Когда я в декабре вернулась в Чэнду, то увидела, что город кипит негодованием против мадам Мао и трех шанхайцев — Чжан Чуньцяо, Яо Вэньюаня и Ван Хунвэня, сплотившихся под знаменем «культурной революции». Они так сблизились, что Мао в июле 1974 года предостерег их от формирования «банды четырех», хотя тогда мы этого не знали. Теперь же Мао, которому исполнился восемьдесят один год, начал оказывать им всяческую поддержку, устав от прагматизма Чжоу Эньлая, а затем Дэн Сяопина, который занимался каждодневной работой правительства с января 1975 года, когда Чжоу госпитализировали из — за рака. Бесконечные и бессмысленные миникампании «банды четырех» истощили народное терпение, и люди начали распространять слухи — практически единственный способ выразить возмущение.

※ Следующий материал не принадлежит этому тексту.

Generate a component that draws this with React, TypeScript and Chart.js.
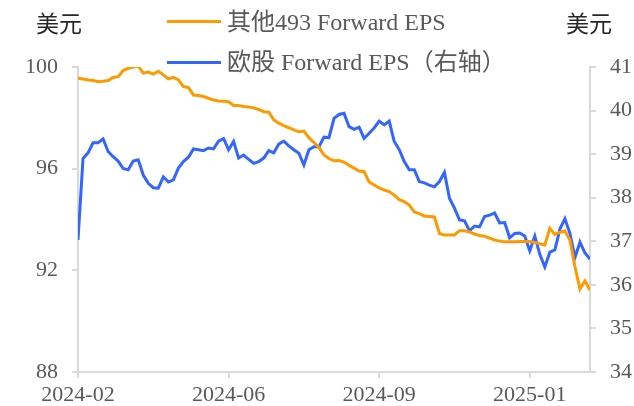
import React, { useEffect, useRef } from 'react';
import { Chart, registerables } from 'chart.js';

Chart.register(...registerables);

// x positions are sample indices; tick labels shown at these indices
const xTickIndex = [0, 30, 60, 90];
const xTickLabels = ['2024-02', '2024-06', '2024-09', '2025-01'];

const seriesNames = ['其他493 Forward EPS', '欧股 Forward EPS（右轴）'];
const unitLabel = '美元';

const other493Eps = [
  99.56, 99.53, 99.49, 99.47, 99.42, 99.44, 99.47, 99.59, 99.62, 99.86,
  99.95, 100.0, 100.04, 99.76, 99.8, 99.72, 99.83, 99.69, 99.53, 99.59,
  99.49, 99.23, 99.19, 98.9, 98.88, 98.84, 98.77, 98.7, 98.66, 98.65,
  98.63, 98.49, 98.49, 98.45, 98.43, 98.39, 98.33, 98.24, 98.22, 97.92,
  97.79, 97.69, 97.61, 97.53, 97.45, 97.48, 97.22, 97.03, 96.83, 96.54,
  96.4, 96.31, 96.32, 96.26, 96.13, 96.02, 95.91, 95.88, 95.48, 95.36,
  95.24, 95.16, 95.1, 94.96, 94.78, 94.7, 94.57, 94.3, 94.23, 94.14,
  94.12, 94.1, 93.45, 93.39, 93.39, 93.39, 93.56, 93.56, 93.51, 93.43,
  93.37, 93.34, 93.27, 93.19, 93.15, 93.12, 93.12, 93.12, 93.13, 93.13,
  93.13, 93.1, 93.04, 93.0, 93.65, 93.41, 93.5, 93.55, 93.19, 92.14,
  91.27, 91.58, 91.23,
];

const europeEps = [
  37.03, 38.9, 39.03, 39.26, 39.26, 39.35, 39.06, 38.94, 38.84, 38.67,
  38.64, 38.84, 38.87, 38.52, 38.33, 38.23, 38.22, 38.48, 38.36, 38.41,
  38.68, 38.83, 38.93, 39.12, 39.1, 39.08, 39.14, 39.12, 39.3, 39.36,
  39.1, 39.29, 38.91, 38.98, 38.88, 38.79, 38.83, 38.91, 39.08, 39.03,
  39.23, 39.3, 39.19, 39.1, 39.02, 38.75, 39.1, 39.17, 39.17, 39.39,
  39.38, 39.82, 39.91, 39.94, 39.63, 39.57, 39.62, 39.36, 39.48, 39.6,
  39.76, 39.67, 39.76, 39.29, 39.1, 38.83, 38.64, 38.64, 38.37, 38.34,
  38.29, 38.25, 38.37, 38.58, 37.99, 37.76, 37.49, 37.47, 37.24, 37.35,
  37.33, 37.57, 37.6, 37.65, 37.42, 37.43, 37.08, 37.18, 37.19, 37.12,
  36.78, 37.12, 36.7, 36.41, 36.75, 36.8, 37.28, 37.52, 37.18, 36.63,
  36.98, 36.73, 36.59,
];

const leftAxis = { min: 88, max: 100, step: 4 };
const rightAxis = { min: 34, max: 41, step: 1 };

const ORANGE = '#FF9900';
const BLUE = '#3366FF';
const AXIS = '#D9D9D9';
const TEXT = '#595959';
const FONT = "'Liberation Serif', 'Times New Roman', 'Noto Sans CJK SC', serif";

export default function App() {
  const ref = useRef<HTMLCanvasElement | null>(null);

  useEffect(() => {
    if (!ref.current) return;
    const toPts = (arr: number[]) => arr.map((y, i) => ({ x: i, y }));
    const chart = new Chart(ref.current, {
      type: 'line',
      data: {
        datasets: [
          {
            label: seriesNames[0],
            data: toPts(other493Eps),
            borderColor: ORANGE,
            backgroundColor: ORANGE,
            borderWidth: 3,
            pointRadius: 0,
            tension: 0,
            yAxisID: 'y',
          },
          {
            label: seriesNames[1],
            data: toPts(europeEps),
            borderColor: BLUE,
            backgroundColor: BLUE,
            borderWidth: 3,
            pointRadius: 0,
            tension: 0,
            yAxisID: 'y1',
          },
        ],
      },
      options: {
        responsive: false,
        animation: false,
        devicePixelRatio: 1,
        layout: { padding: { top: 67, left: 0, right: 0, bottom: 0 } },
        plugins: { legend: { display: false }, tooltip: { enabled: false } },
        scales: {
          x: {
            type: 'linear',
            min: 0,
            max: other493Eps.length - 1,
            afterBuildTicks: (s: any) => {
              s.ticks = xTickIndex.map((v) => ({ value: v }));
            },
            afterFit: (s: any) => {
              s.height = 34;
            },
            ticks: {
              autoSkip: false,
              maxRotation: 0,
              padding: 4,
              color: TEXT,
              font: { family: FONT, size: 22 },
              callback: (v: any) => {
                const k = xTickIndex.indexOf(Number(v));
                return k >= 0 ? xTickLabels[k] : '';
              },
            },
            grid: { drawOnChartArea: false, tickLength: 6, color: AXIS, lineWidth: 2 },
            border: { color: AXIS, width: 2 },
          },
          y: {
            position: 'left',
            min: leftAxis.min,
            max: leftAxis.max,
            afterFit: (s: any) => {
              s.width = 78;
            },
            ticks: {
              stepSize: leftAxis.step,
              padding: 14,
              color: TEXT,
              font: { family: FONT, size: 22 },
            },
            grid: { drawOnChartArea: false, tickLength: 6, color: AXIS, lineWidth: 2 },
            border: { color: AXIS, width: 2 },
          },
          y1: {
            position: 'right',
            min: rightAxis.min,
            max: rightAxis.max,
            afterFit: (s: any) => {
              s.width = 44;
            },
            ticks: {
              stepSize: rightAxis.step,
              padding: 14,
              color: TEXT,
              font: { family: FONT, size: 22 },
            },
            grid: { drawOnChartArea: false, tickLength: 6, color: AXIS, lineWidth: 2 },
            border: { color: AXIS, width: 2 },
          },
        },
      },
    });
    return () => chart.destroy();
  }, []);

  const textStyle: React.CSSProperties = {
    position: 'absolute',
    fontFamily: FONT,
    fontSize: 24,
    lineHeight: '30px',
    color: TEXT,
    whiteSpace: 'nowrap',
  };
  const unitStyle: React.CSSProperties = {
    ...textStyle,
    fontSize: 23,
    lineHeight: '28px',
    color: '#262626',
  };

  return (
    <div style={{ position: 'fixed', left: 0, top: 0, width: 634, height: 406, background: '#fff' }}>
      <canvas ref={ref} width={634} height={406} style={{ display: 'block', width: 634, height: 406 }} />
      <div style={{ ...unitStyle, left: 36, top: 11 }}>{unitLabel}</div>
      <div style={{ ...unitStyle, left: 566, top: 11 }}>{unitLabel}</div>
      <div style={{ position: 'absolute', left: 167, top: 20, width: 54, height: 3, background: ORANGE }} />
      <div style={{ ...textStyle, left: 227, top: 7 }}>{seriesNames[0]}</div>
      <div style={{ position: 'absolute', left: 167, top: 61, width: 54, height: 3, background: BLUE }} />
      <div style={{ ...textStyle, left: 227, top: 47 }}>{seriesNames[1]}</div>
    </div>
  );
}
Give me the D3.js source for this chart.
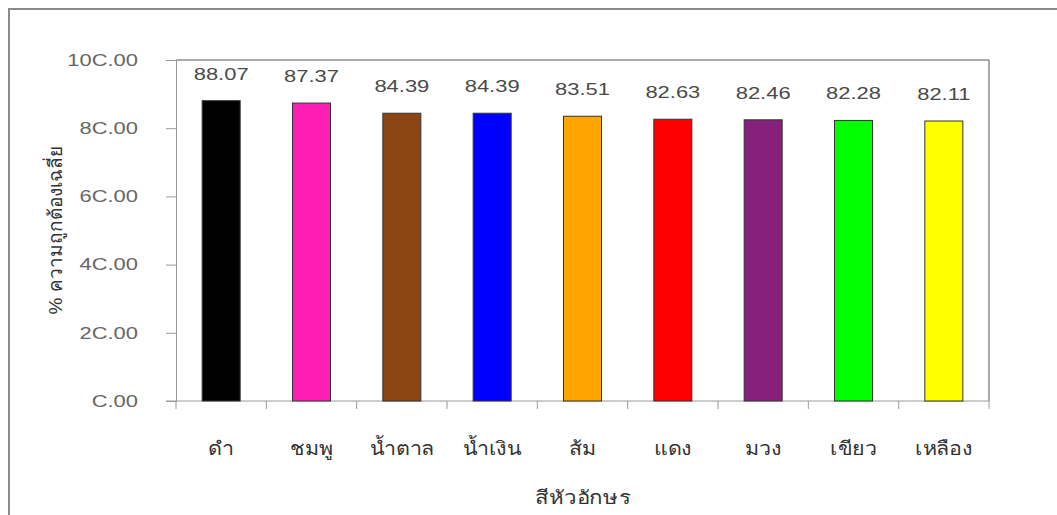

Особенно тяжкие обвинения выдвигались против мадам Мао. Ее часто видели с определенным актером китайской оперы, игроком в настольный теннис и артистом балета, которых она назначила заведовать соответствующими областями, и, поскольку все они были молодыми людьми приятной наружности, люди говорили, что она взяла их себе в «мужские наложницы», — ранее она открыто и непринужденно заявляла, что именно так должны вести себя женщины. Но все понимали, что к широким кругам населения это не относится. На самом деле именно при мадам Мао китайцы оказались наиболее подавленными в сексуальном отношении. За те почти десять лет, что она контролировала искусство и средства массовой информации, из них изгонялись любые упоминания о любви. Когда в Китай приехал вьетнамский армейский ансамбль песни и пляски, счастливчики, которым удалось попасть на концерт, услышали от ведущего, что любовная песня «описывает дружеские чувства между двумя товарищами». Из небольшого количества разрешенных европейских фильмов — в основном албанских и румынских — вырезались все сцены, где мужчины и женщины стояли близко друг к другу, не говоря уже о поцелуях.